Around the corner on Washington Street was another example of the name inverse proportion rule, The Holy Temple Church of the Lord Jesus Christ of the Apostolic Faith. While not the case with this particular church, I’ve noticed that small churches like this with long names often have grandiose titles for their clergy as well – Bishop So-and-So or Apostle So-and-So.
Over on Hampton Street is a similar white church with a similarly long name. This one was Full Truth Gospel Church of the Lord Jesus Christ.
Also on Hampton Street one can find Mattoon Presbyterian Church. This historic church was organized with the help of First Presbyterian church leaders in 1878 after the church’s black members decided to form their own congregation. The present structure takes its name from its black organizer, the Reverend S.M. Mattoon. It was completed in 1887. I was happy to see that it still houses an active congregation. It’s a beautiful old church from the outside with its unique fanlight windows, and I’d love to go inside some day.
Over on Pinckney Street was another historic church, Central Baptist Church. This one is more Romanesque in architectural style with a castellated tower. However, it has a Gothic arched semi-stained glass window.
According to the Earl Street Baptist Church website, Earl Street began as an outreach ministry of Central Baptist in1922. However, Central Baptist’s congregation went into decline, and 80 years later in 2002 the congregation of Central merged with Earl Street. Central Baptist no longer occupies the building, and the facility has been split between two organizations. radius Greenville (small letter “r”) has taken over the main sanctuary, and the education building houses the Crach Church of Greenville. While I’m not a fan of the names, I am glad to see the buildings in use.

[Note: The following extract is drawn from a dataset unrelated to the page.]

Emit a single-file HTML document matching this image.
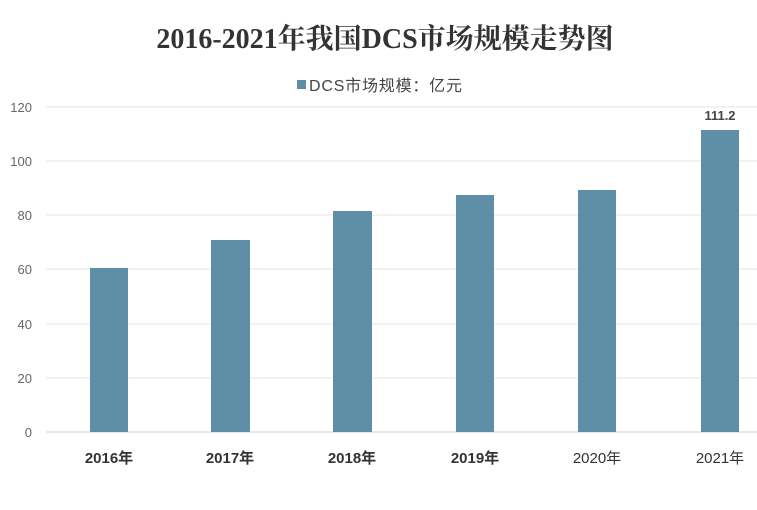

At the intersection of Lloyd Street, Buncombe Street, and Rutherford Street is one of my favorite small churches. Holy Trinity Anglican Church is a small stonework church. It looks like it has the same floorplan as McCarter Presbyterian, where I used to work. The church was threatened with the widening of Buncombe Street and the Pete Hollis Boulevard, but I’m glad they were able to preserve it.
This view of Pete Hollis Boulevard shows Holy Trinity on the left, and my next target on the right – Third Presbyterian Church.
To me, the fate of Third Presbyterian is a sad tale. The church had its ups and downs, as most congregations. The building itself had been extensively renovated in the not too distant past, but the congregation just couldn’t make it. The church closed, and now sits abandoned in a very prominent place.
Despite the renovations, long abandonment is starting to take its toll. The roof needs replacing, and I’m sure that there has been some vandalism. This is another one of those churches that I’d love to go inside. I wish that some congregation could come back in, but at this point I’m afraid the cost would be prohibitive.
Nearby is another church where the congregation faded away, but but this church now serves a much nobler purpose. Triune Methodist Church long served the homeless population of the area with a soup kitchen. As the core congregation diminished, the church’s soup kitchen continued, and the church found new life as the Triune Mercy Center.
Continuing down Stone Avenue, I bypassed the large Earl Street Baptist Church, and headed to the intersection of Townes Avenue and Park Avenue. There can be found the former Beth Israel Temple. When the Temple congregation moved into new digs on Summit Drive, the church housed several congregations and businesses. It has deteriorated to the point that revitalization of the building may be cost prohibitive, but it is a neat old building.
Right across the street is another church one would easily overlook. I almost didn’t see the Townes Street Church of God until I spotted the arched stained glass windows.